Items:
■ ■ ■ ■ ■

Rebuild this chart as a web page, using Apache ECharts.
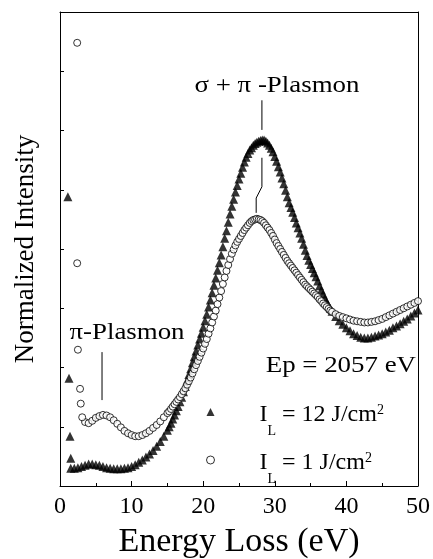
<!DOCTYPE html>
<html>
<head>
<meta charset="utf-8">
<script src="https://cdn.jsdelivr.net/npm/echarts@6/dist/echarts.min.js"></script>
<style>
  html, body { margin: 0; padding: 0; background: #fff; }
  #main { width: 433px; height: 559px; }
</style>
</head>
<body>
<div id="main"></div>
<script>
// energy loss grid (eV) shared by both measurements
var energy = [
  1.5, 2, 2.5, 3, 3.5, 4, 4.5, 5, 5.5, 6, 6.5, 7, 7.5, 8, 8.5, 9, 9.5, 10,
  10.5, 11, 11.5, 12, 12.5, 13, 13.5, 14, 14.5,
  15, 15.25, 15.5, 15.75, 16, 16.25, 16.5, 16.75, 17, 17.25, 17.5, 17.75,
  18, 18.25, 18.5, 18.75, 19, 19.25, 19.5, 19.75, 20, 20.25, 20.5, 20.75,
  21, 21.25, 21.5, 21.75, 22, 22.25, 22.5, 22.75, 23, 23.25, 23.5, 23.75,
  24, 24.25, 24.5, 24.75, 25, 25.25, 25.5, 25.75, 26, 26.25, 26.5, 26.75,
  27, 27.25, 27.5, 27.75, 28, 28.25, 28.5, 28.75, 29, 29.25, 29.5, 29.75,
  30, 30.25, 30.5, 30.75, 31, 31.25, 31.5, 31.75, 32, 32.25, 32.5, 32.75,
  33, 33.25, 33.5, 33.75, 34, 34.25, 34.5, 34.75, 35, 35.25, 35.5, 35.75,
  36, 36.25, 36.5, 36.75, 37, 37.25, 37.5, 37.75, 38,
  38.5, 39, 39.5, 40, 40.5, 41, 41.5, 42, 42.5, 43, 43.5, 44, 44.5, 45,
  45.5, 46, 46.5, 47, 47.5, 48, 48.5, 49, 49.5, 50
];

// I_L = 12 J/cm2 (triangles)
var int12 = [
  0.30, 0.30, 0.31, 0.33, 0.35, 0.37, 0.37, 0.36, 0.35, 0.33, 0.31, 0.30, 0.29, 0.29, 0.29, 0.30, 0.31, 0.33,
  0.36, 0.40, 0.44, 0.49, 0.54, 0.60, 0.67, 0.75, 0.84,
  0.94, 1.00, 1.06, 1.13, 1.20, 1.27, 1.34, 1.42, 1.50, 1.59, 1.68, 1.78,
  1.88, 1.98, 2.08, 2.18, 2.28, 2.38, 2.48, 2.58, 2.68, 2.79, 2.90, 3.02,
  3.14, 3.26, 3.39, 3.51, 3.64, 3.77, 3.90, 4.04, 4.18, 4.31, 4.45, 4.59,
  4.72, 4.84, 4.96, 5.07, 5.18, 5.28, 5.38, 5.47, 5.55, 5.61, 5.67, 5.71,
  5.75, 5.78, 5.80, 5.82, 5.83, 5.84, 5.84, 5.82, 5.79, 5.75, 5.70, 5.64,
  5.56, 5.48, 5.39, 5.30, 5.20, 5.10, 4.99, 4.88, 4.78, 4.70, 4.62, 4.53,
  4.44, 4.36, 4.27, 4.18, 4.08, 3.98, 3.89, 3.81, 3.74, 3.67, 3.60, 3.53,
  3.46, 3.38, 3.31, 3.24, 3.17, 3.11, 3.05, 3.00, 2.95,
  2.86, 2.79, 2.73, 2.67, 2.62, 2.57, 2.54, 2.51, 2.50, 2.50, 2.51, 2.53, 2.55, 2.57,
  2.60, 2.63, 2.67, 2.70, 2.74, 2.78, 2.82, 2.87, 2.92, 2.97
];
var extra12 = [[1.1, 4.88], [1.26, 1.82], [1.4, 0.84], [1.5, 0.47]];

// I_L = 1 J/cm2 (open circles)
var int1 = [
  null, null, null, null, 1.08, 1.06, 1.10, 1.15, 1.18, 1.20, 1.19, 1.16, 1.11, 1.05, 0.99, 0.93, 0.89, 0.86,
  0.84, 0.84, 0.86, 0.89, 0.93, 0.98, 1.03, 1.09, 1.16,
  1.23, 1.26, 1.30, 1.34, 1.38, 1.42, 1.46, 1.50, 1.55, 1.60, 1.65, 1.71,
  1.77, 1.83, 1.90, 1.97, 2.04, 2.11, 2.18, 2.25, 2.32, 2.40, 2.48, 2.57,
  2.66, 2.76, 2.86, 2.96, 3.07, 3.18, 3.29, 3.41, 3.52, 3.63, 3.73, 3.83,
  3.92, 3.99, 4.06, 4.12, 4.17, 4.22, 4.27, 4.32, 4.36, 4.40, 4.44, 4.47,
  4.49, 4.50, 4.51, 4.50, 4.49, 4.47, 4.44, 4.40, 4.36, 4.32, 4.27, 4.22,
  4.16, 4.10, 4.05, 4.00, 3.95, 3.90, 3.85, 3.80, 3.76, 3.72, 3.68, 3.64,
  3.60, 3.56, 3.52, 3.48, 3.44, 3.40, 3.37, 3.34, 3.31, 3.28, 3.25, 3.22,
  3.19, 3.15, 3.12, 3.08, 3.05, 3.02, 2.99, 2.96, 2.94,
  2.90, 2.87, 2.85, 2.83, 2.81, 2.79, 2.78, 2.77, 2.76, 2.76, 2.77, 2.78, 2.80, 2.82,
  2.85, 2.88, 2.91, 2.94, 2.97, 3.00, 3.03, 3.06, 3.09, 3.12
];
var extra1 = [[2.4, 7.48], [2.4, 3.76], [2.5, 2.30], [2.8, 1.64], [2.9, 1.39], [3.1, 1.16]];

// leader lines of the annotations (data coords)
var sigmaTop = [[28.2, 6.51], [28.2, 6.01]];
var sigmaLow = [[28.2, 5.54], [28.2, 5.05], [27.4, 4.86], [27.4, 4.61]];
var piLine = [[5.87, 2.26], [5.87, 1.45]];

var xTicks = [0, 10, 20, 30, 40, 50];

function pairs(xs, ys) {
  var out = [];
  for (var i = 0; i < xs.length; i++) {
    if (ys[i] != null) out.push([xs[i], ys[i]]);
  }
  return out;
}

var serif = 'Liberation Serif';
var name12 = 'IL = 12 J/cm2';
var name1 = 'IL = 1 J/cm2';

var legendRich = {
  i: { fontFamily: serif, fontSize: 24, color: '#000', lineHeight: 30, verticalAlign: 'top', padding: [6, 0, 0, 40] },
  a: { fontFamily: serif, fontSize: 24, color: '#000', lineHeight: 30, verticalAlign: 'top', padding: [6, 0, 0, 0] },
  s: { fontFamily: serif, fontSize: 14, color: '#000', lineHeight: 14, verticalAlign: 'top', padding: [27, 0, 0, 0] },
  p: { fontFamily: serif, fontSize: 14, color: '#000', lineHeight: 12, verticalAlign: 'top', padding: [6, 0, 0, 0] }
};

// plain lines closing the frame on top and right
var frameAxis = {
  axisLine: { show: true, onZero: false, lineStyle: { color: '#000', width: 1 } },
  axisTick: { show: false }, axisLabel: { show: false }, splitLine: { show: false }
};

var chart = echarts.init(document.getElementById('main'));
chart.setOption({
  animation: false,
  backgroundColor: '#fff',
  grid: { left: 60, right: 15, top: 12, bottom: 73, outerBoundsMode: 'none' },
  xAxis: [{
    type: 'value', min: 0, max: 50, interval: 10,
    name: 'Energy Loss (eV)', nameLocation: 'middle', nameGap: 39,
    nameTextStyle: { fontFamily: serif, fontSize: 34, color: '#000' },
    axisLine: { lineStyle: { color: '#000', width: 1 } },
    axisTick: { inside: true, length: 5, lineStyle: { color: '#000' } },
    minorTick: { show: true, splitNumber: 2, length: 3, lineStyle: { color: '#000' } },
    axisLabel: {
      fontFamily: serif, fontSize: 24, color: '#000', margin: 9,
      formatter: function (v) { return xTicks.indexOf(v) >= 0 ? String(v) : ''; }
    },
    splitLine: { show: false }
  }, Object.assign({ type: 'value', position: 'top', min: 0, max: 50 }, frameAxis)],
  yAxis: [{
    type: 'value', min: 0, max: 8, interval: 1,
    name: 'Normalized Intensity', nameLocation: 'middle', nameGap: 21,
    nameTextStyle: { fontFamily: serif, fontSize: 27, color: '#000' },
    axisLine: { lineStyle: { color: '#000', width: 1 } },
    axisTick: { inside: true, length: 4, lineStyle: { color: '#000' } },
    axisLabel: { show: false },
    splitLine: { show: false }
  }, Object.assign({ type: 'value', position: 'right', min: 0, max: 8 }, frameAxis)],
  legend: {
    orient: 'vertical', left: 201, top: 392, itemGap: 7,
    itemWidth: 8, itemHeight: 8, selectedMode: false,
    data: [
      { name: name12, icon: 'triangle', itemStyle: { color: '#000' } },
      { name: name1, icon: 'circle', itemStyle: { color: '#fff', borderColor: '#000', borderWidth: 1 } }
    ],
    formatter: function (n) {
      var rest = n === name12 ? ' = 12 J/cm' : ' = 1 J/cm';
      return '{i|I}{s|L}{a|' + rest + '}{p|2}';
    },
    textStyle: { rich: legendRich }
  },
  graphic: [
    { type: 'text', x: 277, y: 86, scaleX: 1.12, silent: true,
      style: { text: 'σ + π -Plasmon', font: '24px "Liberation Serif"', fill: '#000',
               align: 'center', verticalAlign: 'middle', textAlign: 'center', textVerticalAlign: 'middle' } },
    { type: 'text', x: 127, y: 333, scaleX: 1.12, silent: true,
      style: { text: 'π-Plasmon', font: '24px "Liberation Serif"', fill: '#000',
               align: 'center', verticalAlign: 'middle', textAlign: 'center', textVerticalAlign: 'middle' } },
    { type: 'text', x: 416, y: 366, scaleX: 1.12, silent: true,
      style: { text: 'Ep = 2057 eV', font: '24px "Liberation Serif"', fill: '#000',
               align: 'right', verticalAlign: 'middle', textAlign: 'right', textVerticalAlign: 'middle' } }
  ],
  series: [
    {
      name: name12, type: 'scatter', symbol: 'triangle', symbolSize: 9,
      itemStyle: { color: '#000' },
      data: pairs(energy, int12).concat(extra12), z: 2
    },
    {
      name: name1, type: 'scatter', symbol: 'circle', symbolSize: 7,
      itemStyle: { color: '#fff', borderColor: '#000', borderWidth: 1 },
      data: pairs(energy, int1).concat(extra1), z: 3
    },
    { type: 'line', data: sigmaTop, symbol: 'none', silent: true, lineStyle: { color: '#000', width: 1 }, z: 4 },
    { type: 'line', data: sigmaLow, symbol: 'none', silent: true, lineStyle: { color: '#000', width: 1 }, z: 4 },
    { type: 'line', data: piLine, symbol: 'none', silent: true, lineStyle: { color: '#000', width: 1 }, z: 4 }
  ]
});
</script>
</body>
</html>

■ ■ ■ ■ ■

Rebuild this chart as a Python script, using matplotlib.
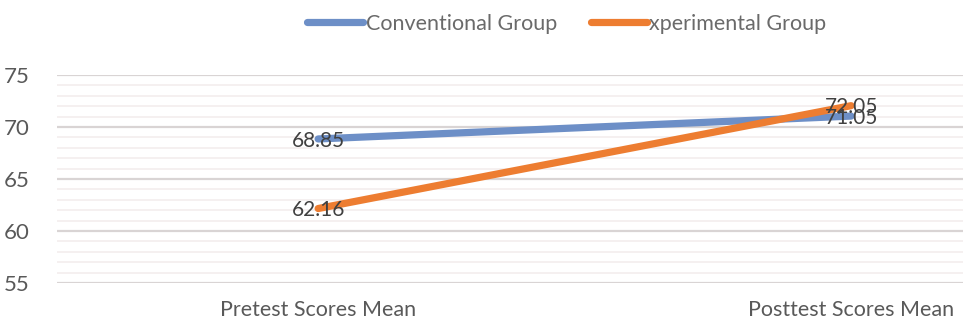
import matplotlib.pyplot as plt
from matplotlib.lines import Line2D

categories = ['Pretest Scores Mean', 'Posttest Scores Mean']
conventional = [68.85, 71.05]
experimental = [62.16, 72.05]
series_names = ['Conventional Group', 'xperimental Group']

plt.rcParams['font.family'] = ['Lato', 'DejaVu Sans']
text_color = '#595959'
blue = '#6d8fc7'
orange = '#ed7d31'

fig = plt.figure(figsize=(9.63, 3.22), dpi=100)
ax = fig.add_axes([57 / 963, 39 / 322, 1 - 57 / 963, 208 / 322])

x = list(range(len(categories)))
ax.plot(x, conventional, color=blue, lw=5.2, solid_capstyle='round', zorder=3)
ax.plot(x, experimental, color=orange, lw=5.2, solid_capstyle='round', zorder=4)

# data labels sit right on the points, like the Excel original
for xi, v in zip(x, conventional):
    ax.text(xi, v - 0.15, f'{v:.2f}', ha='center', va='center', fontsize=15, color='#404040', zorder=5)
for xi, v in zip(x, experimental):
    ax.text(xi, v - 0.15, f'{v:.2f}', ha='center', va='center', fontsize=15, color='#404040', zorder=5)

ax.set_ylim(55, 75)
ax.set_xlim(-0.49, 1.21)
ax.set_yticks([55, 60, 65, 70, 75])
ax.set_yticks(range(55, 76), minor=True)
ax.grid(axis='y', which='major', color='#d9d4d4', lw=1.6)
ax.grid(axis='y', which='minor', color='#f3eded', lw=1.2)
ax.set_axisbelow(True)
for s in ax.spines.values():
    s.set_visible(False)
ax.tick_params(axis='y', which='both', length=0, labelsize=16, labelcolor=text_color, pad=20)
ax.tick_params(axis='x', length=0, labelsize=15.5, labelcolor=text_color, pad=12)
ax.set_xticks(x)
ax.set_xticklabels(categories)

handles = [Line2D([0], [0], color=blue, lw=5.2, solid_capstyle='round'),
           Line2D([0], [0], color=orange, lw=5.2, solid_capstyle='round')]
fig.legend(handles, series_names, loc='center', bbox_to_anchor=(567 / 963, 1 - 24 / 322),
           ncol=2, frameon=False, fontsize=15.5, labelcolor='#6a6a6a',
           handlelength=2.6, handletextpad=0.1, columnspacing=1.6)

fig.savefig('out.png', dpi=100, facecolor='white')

■ ■ ■ ■ ■

Aim:
Copy the lines above exactly, starting with the line that contains "Rebuild this chart as a Python" and ending with the line that contains "series_names = ['Conventional", and leave out any pictures.

Solution for this task:
Rebuild this chart as a Python script, using matplotlib.
import matplotlib.pyplot as plt
from matplotlib.lines import Line2D

categories = ['Pretest Scores Mean', 'Posttest Scores Mean']
conventional = [68.85, 71.05]
experimental = [62.16, 72.05]
series_names = ['Conventional Group', 'xperimental Group']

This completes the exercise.